OBJECTIVE |
Everything from the first line of the data below through the line that contains "box_b = [1240, 1672]" should be written out exactly, please, and nothing more; the pictures stay out.

DATASET CONTENT |
+++++

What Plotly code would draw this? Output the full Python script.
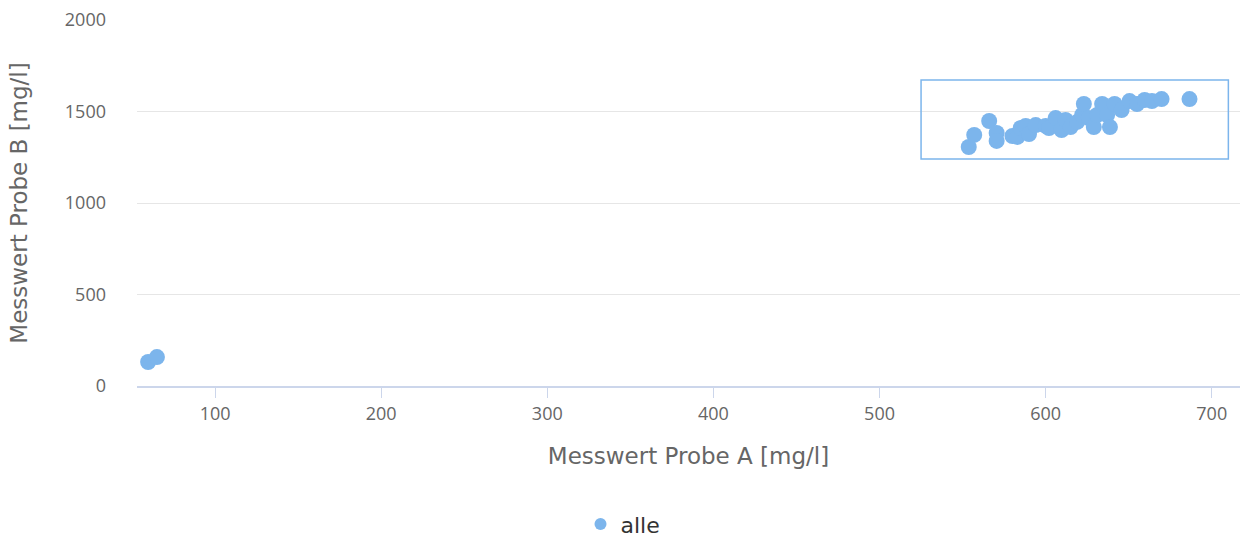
import plotly.graph_objects as go

# Measured values: sample A vs. sample B, both in mg/l
probe_a = [59.7, 65.0,
           553.7, 557.0, 566.0, 570.5, 570.5, 580.0, 583.0, 585.0, 588.0, 590.0,
           594.0, 600.0, 602.0, 606.0, 609.6, 612.0, 615.0, 619.0, 622.0, 623.0,
           626.0, 629.0, 631.0, 634.0, 637.0, 638.7, 641.5, 645.7, 650.5, 655.0,
           659.6, 664.0, 669.8, 686.6]
probe_b = [131, 158,
           1306, 1372, 1448, 1383, 1339, 1366, 1361, 1410, 1421, 1377,
           1426, 1421, 1410, 1464, 1399, 1454, 1415, 1443, 1481, 1541,
           1464, 1415, 1481, 1541, 1481, 1415, 1541, 1508, 1557, 1541,
           1563, 1557, 1568, 1568]

# Highlighted region around the main cluster (data units)
box_a = [525, 710]
box_b = [1240, 1672]

TICK_FONT = "Open Sans, Noto Sans, sans-serif"
TITLE_FONT = "DejaVu Sans, sans-serif"

fig = go.Figure()
fig.add_trace(go.Scatter(
    x=probe_a, y=probe_b, mode="markers", name="alle",
    marker=dict(size=16, color="#7cb5ec", line=dict(width=0)),
    showlegend=True,
))

fig.add_shape(type="rect", xref="x", yref="y",
              x0=box_a[0], x1=box_a[1], y0=box_b[0], y1=box_b[1],
              line=dict(color="#7cb5ec", width=1.5), fillcolor="rgba(0,0,0,0)")

fig.update_layout(
    width=1246, height=537,
    margin=dict(l=137, r=6, t=20, b=151),
    paper_bgcolor="white", plot_bgcolor="white",
    font=dict(family=TICK_FONT, color="#666666", size=18),
    showlegend=True,
    legend=dict(orientation="h", xref="container", yref="container",
                x=0.5, xanchor="center", y=0.024, yanchor="middle",
                font=dict(family=TITLE_FONT, size=22, color="#333333"),
                itemsizing="constant"),
    xaxis=dict(range=[53, 717], tickvals=[100, 200, 300, 400, 500, 600, 700],
               showgrid=False, zeroline=False,
               showline=True, linecolor="#ccd6eb", linewidth=2,
               ticks="outside", ticklen=10, tickcolor="#ccd6eb", tickwidth=1,
               tickfont=dict(family=TICK_FONT, size=18, color="#666666"),
               title=dict(text="Messwert Probe A [mg/l]",
                          font=dict(family=TITLE_FONT, size=23, color="#666666"),
                          standoff=24)),
    yaxis=dict(range=[0, 2000], tickvals=[0, 500, 1000, 1500, 2000],
               showgrid=True, gridcolor="#e6e6e6", gridwidth=1,
               zeroline=False, showline=False, ticks="",
               ticklabelstandoff=30,
               tickfont=dict(family=TICK_FONT, size=18, color="#666666"),
               title=dict(text="Messwert Probe B [mg/l]",
                          font=dict(family=TITLE_FONT, size=23, color="#666666"),
                          standoff=30)),
)

fig.write_html("out.html")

+++++

ANSWER TO THIS TASK |
What Plotly code would draw this? Output the full Python script.
import plotly.graph_objects as go

# Measured values: sample A vs. sample B, both in mg/l
probe_a = [59.7, 65.0,
           553.7, 557.0, 566.0, 570.5, 570.5, 580.0, 583.0, 585.0, 588.0, 590.0,
           594.0, 600.0, 602.0, 606.0, 609.6, 612.0, 615.0, 619.0, 622.0, 623.0,
           626.0, 629.0, 631.0, 634.0, 637.0, 638.7, 641.5, 645.7, 650.5, 655.0,
           659.6, 664.0, 669.8, 686.6]
probe_b = [131, 158,
           1306, 1372, 1448, 1383, 1339, 1366, 1361, 1410, 1421, 1377,
           1426, 1421, 1410, 1464, 1399, 1454, 1415, 1443, 1481, 1541,
           1464, 1415, 1481, 1541, 1481, 1415, 1541, 1508, 1557, 1541,
           1563, 1557, 1568, 1568]

# Highlighted region around the main cluster (data units)
box_a = [525, 710]
box_b = [1240, 1672]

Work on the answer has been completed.